▶ _JOB_
Read the lines that follow and pick out every one containing the word "this".

▶ _DATASET RECORDS_
☆ ☆ ☆ ☆

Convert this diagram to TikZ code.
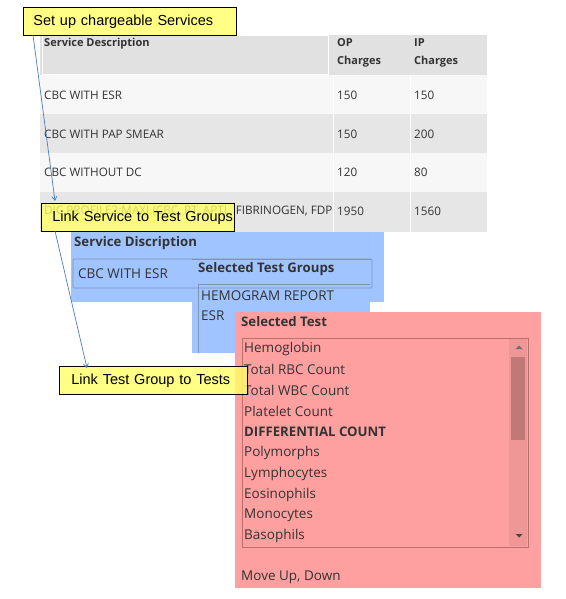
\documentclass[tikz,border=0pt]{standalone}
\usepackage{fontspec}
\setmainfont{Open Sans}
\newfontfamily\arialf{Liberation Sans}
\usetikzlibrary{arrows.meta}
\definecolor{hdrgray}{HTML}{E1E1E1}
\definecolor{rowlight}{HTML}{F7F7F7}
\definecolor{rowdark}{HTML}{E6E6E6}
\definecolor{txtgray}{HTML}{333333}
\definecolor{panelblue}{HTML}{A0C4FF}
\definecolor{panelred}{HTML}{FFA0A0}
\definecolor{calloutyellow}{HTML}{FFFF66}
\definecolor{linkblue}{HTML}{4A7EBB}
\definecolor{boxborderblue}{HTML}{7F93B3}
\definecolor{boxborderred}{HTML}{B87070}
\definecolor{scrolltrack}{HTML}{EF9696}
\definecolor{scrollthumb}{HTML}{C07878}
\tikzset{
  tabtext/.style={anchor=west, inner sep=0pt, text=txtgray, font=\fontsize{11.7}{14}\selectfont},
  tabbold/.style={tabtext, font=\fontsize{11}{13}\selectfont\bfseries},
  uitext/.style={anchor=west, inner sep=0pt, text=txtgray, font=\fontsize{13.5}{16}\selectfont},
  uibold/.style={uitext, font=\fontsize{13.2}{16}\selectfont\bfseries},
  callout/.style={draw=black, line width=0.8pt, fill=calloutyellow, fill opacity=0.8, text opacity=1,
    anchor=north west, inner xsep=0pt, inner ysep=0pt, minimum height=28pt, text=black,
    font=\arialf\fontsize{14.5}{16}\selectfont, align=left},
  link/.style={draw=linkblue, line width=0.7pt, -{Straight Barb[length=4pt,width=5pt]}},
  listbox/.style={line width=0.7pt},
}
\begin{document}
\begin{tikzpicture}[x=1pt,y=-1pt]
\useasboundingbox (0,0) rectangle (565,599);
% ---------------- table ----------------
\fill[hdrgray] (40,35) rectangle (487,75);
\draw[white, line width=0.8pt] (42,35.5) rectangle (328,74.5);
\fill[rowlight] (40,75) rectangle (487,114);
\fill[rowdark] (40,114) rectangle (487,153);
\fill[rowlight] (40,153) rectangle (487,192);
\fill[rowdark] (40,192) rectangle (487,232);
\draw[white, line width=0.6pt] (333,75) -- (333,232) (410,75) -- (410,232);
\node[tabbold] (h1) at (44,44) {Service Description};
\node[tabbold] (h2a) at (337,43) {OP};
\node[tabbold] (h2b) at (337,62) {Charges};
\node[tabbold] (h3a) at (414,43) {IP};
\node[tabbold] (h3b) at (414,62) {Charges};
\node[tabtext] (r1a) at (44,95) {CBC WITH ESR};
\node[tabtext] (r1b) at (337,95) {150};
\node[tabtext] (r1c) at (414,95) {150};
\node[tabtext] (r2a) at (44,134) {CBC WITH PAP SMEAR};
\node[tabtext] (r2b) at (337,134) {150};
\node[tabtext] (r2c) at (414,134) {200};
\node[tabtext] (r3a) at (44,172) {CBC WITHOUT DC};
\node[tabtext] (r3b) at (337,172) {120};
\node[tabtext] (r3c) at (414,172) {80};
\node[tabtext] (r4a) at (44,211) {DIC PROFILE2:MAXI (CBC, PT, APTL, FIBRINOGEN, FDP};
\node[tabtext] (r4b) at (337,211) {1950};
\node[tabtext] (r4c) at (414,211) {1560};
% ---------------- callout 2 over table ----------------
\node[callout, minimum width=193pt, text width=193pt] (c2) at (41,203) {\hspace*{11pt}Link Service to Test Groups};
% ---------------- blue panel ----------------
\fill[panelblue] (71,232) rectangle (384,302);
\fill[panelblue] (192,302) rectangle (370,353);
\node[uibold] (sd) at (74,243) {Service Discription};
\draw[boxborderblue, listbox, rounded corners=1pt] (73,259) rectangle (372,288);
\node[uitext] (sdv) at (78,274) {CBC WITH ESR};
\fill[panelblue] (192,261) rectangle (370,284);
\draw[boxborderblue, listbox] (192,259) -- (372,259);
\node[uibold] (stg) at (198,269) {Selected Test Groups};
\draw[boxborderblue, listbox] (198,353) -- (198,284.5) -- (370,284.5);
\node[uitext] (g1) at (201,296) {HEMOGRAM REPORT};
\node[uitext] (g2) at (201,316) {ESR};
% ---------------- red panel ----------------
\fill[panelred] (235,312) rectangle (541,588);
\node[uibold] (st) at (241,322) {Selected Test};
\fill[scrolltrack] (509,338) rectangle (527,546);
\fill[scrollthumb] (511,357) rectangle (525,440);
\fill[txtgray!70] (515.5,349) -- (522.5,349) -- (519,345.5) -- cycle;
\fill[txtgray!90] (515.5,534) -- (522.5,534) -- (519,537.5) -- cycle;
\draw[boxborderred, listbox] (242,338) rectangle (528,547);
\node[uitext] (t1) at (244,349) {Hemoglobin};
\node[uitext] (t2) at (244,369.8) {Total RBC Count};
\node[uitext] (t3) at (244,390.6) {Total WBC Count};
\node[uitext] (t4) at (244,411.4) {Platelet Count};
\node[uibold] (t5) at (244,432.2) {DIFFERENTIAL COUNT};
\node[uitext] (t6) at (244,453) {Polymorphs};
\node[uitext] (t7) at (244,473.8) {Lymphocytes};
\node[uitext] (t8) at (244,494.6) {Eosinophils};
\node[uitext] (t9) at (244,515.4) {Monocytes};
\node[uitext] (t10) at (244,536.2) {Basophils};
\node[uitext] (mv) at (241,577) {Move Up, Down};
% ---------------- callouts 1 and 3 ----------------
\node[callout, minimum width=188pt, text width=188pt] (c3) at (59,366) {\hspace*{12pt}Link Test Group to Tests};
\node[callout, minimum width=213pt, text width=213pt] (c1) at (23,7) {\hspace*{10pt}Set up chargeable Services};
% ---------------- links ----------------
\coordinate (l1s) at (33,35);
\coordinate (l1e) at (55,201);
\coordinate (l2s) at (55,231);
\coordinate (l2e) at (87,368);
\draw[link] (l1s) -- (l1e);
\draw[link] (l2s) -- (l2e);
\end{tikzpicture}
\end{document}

☆ ☆ ☆ ☆

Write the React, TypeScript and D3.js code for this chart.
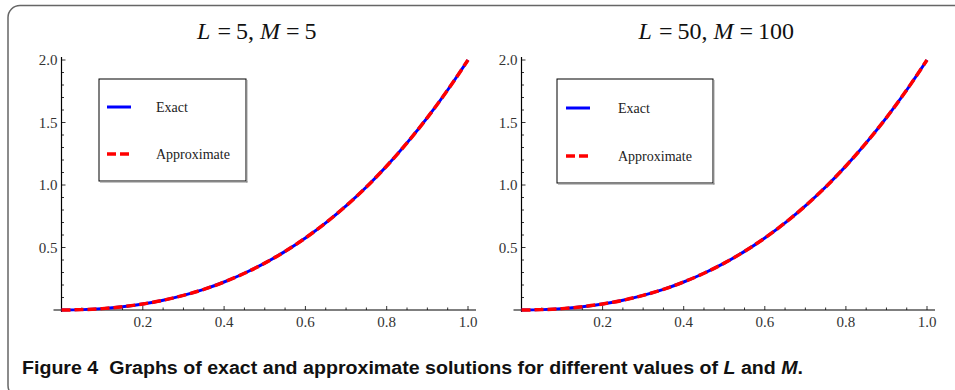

☆ ☆ ☆ ☆

▶ _WRITTEN SOLUTION_
Convert this diagram to TikZ code.
Write the React, TypeScript and D3.js code for this chart.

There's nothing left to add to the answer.